COLLECTED MATERIAL:

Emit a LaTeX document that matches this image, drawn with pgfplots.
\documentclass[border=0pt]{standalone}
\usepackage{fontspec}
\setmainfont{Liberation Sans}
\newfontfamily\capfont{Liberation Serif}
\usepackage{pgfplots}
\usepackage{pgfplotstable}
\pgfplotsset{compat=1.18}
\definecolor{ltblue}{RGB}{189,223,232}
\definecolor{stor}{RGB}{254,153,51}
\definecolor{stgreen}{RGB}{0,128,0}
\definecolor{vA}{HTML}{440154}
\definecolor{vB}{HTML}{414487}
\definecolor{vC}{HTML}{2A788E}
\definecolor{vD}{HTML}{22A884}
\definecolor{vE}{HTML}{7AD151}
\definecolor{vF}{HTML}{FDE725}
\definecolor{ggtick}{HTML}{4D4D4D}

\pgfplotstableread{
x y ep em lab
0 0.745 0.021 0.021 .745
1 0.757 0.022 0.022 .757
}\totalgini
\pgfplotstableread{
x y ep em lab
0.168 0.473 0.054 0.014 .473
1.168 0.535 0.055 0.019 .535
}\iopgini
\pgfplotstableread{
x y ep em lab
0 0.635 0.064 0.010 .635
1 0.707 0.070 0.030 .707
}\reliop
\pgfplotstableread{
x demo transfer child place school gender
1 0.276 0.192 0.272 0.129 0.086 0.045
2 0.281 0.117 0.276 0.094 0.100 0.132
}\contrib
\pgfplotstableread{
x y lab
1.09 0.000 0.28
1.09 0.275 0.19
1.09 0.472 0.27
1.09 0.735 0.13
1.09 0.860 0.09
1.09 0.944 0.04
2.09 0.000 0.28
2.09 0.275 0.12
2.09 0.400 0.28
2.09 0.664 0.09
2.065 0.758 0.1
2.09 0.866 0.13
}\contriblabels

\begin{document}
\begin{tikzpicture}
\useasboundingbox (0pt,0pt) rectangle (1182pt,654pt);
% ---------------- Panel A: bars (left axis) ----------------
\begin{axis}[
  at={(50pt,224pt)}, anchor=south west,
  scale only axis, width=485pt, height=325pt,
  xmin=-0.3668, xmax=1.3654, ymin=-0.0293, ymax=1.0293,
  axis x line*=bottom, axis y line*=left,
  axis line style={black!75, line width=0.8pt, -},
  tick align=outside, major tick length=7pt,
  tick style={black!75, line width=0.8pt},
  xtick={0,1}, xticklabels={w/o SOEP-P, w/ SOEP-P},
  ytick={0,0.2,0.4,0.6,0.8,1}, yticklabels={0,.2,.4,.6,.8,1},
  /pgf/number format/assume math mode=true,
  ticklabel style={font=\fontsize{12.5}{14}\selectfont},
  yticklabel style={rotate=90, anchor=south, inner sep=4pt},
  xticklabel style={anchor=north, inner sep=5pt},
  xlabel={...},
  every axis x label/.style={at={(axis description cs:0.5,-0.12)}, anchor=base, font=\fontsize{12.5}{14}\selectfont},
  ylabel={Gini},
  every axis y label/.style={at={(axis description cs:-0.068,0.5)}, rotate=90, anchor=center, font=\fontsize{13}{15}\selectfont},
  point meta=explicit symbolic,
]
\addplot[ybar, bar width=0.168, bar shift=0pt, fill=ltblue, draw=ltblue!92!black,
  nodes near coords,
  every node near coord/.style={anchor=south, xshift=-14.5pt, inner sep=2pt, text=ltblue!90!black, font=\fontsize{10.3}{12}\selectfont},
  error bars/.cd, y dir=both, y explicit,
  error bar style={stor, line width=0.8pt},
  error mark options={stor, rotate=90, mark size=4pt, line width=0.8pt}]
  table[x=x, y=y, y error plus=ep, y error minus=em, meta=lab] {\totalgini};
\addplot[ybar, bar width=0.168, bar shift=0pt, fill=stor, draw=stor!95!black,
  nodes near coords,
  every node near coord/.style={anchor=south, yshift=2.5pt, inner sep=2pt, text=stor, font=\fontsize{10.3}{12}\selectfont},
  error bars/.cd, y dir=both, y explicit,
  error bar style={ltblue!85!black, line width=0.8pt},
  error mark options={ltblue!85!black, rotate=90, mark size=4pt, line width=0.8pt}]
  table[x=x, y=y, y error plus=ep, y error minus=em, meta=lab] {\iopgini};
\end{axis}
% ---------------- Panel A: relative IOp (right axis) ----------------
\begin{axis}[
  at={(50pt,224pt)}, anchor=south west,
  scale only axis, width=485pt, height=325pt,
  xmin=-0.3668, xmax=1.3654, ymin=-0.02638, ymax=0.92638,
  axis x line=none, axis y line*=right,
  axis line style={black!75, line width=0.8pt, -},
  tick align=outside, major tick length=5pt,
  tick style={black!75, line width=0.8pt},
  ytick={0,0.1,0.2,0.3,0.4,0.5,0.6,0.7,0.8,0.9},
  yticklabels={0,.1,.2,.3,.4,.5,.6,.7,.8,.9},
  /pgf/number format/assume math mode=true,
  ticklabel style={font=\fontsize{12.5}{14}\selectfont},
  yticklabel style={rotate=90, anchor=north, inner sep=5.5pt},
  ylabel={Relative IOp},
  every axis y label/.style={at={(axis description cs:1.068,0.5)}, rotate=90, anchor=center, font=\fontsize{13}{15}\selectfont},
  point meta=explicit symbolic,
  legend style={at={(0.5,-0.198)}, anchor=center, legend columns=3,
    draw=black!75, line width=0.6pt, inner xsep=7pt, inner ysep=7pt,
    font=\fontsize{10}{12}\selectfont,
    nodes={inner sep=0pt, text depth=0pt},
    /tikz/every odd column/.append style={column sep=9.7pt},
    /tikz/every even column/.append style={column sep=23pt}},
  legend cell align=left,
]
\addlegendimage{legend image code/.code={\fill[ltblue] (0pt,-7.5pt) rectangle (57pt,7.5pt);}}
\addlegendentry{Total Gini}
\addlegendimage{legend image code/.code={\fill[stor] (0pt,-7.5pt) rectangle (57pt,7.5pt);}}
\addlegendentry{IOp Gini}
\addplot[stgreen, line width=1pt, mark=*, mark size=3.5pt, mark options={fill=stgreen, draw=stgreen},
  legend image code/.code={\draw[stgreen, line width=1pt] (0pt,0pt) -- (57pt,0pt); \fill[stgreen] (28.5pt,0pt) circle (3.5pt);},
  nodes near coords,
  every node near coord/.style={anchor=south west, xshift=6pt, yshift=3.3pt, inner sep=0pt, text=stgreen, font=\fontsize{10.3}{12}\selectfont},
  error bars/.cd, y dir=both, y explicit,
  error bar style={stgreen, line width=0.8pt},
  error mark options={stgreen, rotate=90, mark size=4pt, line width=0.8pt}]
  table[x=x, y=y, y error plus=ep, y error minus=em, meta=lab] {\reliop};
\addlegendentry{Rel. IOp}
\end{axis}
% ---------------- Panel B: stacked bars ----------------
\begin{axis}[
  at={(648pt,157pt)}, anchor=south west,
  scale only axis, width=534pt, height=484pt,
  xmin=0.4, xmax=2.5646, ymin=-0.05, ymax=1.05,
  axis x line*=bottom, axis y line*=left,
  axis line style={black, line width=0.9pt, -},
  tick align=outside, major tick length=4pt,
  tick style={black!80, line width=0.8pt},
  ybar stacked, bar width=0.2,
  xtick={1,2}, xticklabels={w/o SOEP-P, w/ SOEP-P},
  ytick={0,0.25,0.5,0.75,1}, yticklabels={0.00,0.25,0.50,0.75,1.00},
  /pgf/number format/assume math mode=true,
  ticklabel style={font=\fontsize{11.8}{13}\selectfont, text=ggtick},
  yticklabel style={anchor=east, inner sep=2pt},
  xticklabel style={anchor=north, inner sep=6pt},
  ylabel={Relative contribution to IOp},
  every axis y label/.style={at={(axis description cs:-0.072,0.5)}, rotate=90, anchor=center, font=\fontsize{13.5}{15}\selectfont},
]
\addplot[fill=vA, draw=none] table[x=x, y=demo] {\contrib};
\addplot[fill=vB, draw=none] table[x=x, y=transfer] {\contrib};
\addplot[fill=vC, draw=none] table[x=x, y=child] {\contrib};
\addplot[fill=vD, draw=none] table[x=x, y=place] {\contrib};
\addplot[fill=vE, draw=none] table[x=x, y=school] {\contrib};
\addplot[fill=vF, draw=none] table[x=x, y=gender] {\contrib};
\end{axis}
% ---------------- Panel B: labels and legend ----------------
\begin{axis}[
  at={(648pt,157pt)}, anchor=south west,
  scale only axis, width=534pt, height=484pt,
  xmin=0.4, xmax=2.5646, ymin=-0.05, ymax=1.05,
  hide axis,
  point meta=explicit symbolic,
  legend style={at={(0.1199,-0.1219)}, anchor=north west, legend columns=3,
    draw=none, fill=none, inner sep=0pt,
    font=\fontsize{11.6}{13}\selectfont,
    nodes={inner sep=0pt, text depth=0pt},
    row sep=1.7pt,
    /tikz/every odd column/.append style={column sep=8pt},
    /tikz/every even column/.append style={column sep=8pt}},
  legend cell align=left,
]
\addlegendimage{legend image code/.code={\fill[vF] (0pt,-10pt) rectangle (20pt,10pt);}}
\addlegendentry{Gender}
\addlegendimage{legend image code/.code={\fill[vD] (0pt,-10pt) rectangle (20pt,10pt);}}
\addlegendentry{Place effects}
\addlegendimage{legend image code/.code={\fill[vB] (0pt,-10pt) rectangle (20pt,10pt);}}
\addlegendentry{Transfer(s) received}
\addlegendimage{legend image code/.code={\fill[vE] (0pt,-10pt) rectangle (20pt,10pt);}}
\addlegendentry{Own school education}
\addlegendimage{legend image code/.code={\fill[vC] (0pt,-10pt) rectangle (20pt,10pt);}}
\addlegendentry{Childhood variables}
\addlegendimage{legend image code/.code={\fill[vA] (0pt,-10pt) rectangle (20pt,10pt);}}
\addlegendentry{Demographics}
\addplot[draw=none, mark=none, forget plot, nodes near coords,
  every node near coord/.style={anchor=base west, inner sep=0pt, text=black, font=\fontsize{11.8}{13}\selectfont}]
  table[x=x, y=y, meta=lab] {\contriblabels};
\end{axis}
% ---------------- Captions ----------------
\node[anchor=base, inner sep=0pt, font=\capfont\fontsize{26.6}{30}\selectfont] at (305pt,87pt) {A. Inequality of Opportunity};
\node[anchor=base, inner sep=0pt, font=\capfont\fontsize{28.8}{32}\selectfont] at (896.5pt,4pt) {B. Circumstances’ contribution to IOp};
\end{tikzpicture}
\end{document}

AIM OF THE EXERCISE:
Show the lines that mention the word "image".

THE OUTPUT:
Emit a LaTeX document that matches this image, drawn with pgfplots.
\addlegendimage{legend image code/.code={\fill[ltblue] (0pt,-7.5pt) rectangle (57pt,7.5pt);}}
\addlegendimage{legend image code/.code={\fill[stor] (0pt,-7.5pt) rectangle (57pt,7.5pt);}}
  legend image code/.code={\draw[stgreen, line width=1pt] (0pt,0pt) -- (57pt,0pt); \fill[stgreen] (28.5pt,0pt) circle (3.5pt);},
\addlegendimage{legend image code/.code={\fill[vF] (0pt,-10pt) rectangle (20pt,10pt);}}
\addlegendimage{legend image code/.code={\fill[vD] (0pt,-10pt) rectangle (20pt,10pt);}}
\addlegendimage{legend image code/.code={\fill[vB] (0pt,-10pt) rectangle (20pt,10pt);}}
\addlegendimage{legend image code/.code={\fill[vE] (0pt,-10pt) rectangle (20pt,10pt);}}
\addlegendimage{legend image code/.code={\fill[vC] (0pt,-10pt) rectangle (20pt,10pt);}}
\addlegendimage{legend image code/.code={\fill[vA] (0pt,-10pt) rectangle (20pt,10pt);}}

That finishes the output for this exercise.